📋 Le contexte 📋
Depuis 1990, l’addiction se définit par plusieurs caractéristiques cliniques. On retrouve ainsi :
– l’impossibilité répétée de résister à l’impulsion d’un comportement spécifique,
– la sensation de tension croissante précédant le début du comportement,
– le plaisir ou soulagement durant le passage à l’acte,
– la sensation de perte de contrôle pendant le comportement.
Elle peut s’avérer problématique pour la santé, dans la vie sociale, la vie de couple, la vie professionnelle…
Source : IFAC
La Classification internationale des maladies (CIM) est une classification médicale codifiée classifiant les maladies et une très vaste variété de signes, symptômes, circonstances sociales et causes externes de blessures ou de maladies. Elle est publiée par l’Organisation mondiale de la santé (OMS). Le « trouble du jeu vidéo » a été intégré officiellement à ce classement en 2018.
Source : OMS
Après plusieurs études et recommandations de spécialistes, l’existence d’une « addiction » aux jeux vidéo a été récemment reconnue comme une maladie à part entière par l’Organisation mondiale de la santé et inscrite à la CIM. Elle toucherait autour de 3 % des 2,5 milliards de joueurs dans le monde.
Cette inscription ne fait cependant pas l’unanimité. Certains psychologues avancent qu’ils peuvent être au contraire un remède contre l’anxiété ou la dépression. D’autres critiquent les critères trop larges de l’OMS ou le manque de profondeur dans les recherches.
Source : IFAC
🕵 Le débat des experts 🕵
Les joueurs occasionnels ne sont pas concernés
En 2019, l’OMS a surpris la communauté scientifique et les psychothérapeutes en annonçant que la prochaine version de sa Classification Mondiale des Maladies comportera un Trouble du jeu vidéo classé dans les addictions comportementales. Cette décision est problématique pour de nombreuses raisons.
L’addiction aux jeux vidéo est dans la littérature scientifique depuis les années 1995 pour désigner des utilisations excessives. Cependant, il n’y a pas de consensus pour définir ce que peut être une addiction aux jeux vidéo ni pour la mesurer, ni même sur la fréquence du trouble.
Il n’y a pas de preuve qu’une utilisation excessive cause des difficultés dans le temps
Les chercheurs et les psychothérapeutes s’accordent pour dire qu’une addiction doit conduire au minimum à des difficultés psychosociales ou à une détresse importante pour la personne sur une période suffisamment longue. Or, à ce jour, la recherche n’a pas pu apporter de preuves qu’une utilisation excessive des jeux vidéo soit la cause de difficultés importantes dans le temps.

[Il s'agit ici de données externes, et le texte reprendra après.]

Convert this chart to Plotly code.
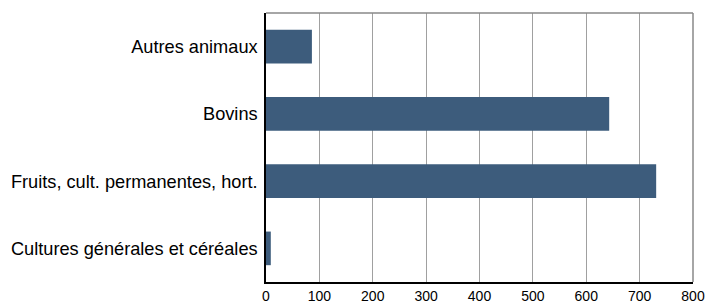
import plotly.graph_objects as go

categories = ["Cultures générales et céréales", "Fruits, cult. permanentes, hort.", "Bovins", "Autres animaux"]
values = [9, 731, 643, 86]
x_ticks = [0, 100, 200, 300, 400, 500, 600, 700, 800]

fig = go.Figure(go.Bar(
    y=categories, x=values, orientation="h",
    marker=dict(color="#3d5c7c", line=dict(width=0)),
    width=0.5,
))

fig.update_layout(
    width=706, height=305,
    margin=dict(l=266, r=13, t=13, b=23),
    paper_bgcolor="white", plot_bgcolor="white",
    font=dict(family="Liberation Sans, Arial, sans-serif", size=14, color="#000"),
    showlegend=False,
    bargap=0.5,
    shapes=[
        dict(type="line", xref="paper", yref="paper", x0=0, x1=1, y0=1, y1=1,
             line=dict(color="#888", width=1.5)),
        dict(type="line", xref="paper", yref="paper", x0=1, x1=1, y0=0, y1=1,
             line=dict(color="#888", width=1.5)),
    ],
)
fig.update_xaxes(
    range=[0, 800], tickvals=x_ticks, showgrid=True, gridcolor="#a0a0a0", gridwidth=1,
    showline=True, linecolor="#000", linewidth=1.5, ticks="", zeroline=False,
    tickfont=dict(size=14), automargin=False, ticklabeloverflow="allow",
)
fig.update_yaxes(
    categoryorder="array", categoryarray=categories, showgrid=False,
    showline=True, linecolor="#000", linewidth=1.5, ticks="", ticklen=0,
    tickfont=dict(size=18.2), automargin=False, ticklabelstandoff=3,
    ticklabeloverflow="allow",
)

fig.write_html(
    "out.html",
    config={"displayModeBar": False},
    post_script="document.body.style.margin='0';document.body.style.overflow='hidden';",
)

Alors que le développement d’une toxicomanie est bien décrit, celui de l’addiction aux jeux vidéo après un quart de siècle de recherches, reste encore bien mystérieux. Les mécanismes sous-jacents à cette addiction sont tout autant inconnus.
La tolérance et le manque ne sont pas retrouvés dans le comportement des joueurs
Le modèle biologique qui est parfois avancé – la pratique des jeux vidéo est associée à une libération de dopamine qui est impliquée dans le circuit du plaisir – est insuffisant d’une part parce que les quantités de dopamine sont très différentes. Les jeux vidéo sont associés à 50-100% du taux normal ce qui est largement inférieur à la cocaïne (350 %) ou la méthamphétamine (1200%).
La recherche n’a pas non plus mis en évidence deux composants essentiels de l’addiction. La tolérance, c’est-à-dire la nécessité d’augmenter la dose de produit pour obtenir le même effet, et le syndrome de manque ne sont pas retrouvés dans les comportements des joueurs. On n’a pas non plus pu mettre en évidence que le jeu excessif est préjudiciable.
L’utilisation du mot addiction stigmatise des comportements normaux ou non-problématiques
L’utilisation du mot “addiction” pour décrire les comportements excessifs de certains joueurs n’est pas seulement inappropriée cliniquement. Elle est aussi problématique parce qu’elle a tendance à réduire les conséquences gravissimes des addictions aux produits et à exagérer les risques encourus par les joueurs de jeux vidéo. Enfin, elle a pour principal effet de stigmatiser des comportements normaux ou non-problématiques.
Au final, l’addiction aux jeux vidéo est une notion problématique parce qu’elle repose sur des recherches de faible qualité, qu’il n’y a pas de consensus sur sa symptomatologie, son évaluation. Le diagnostic d’addiction stigmatise les joueurs tout en conduisant les soins dans la mauvaise direction.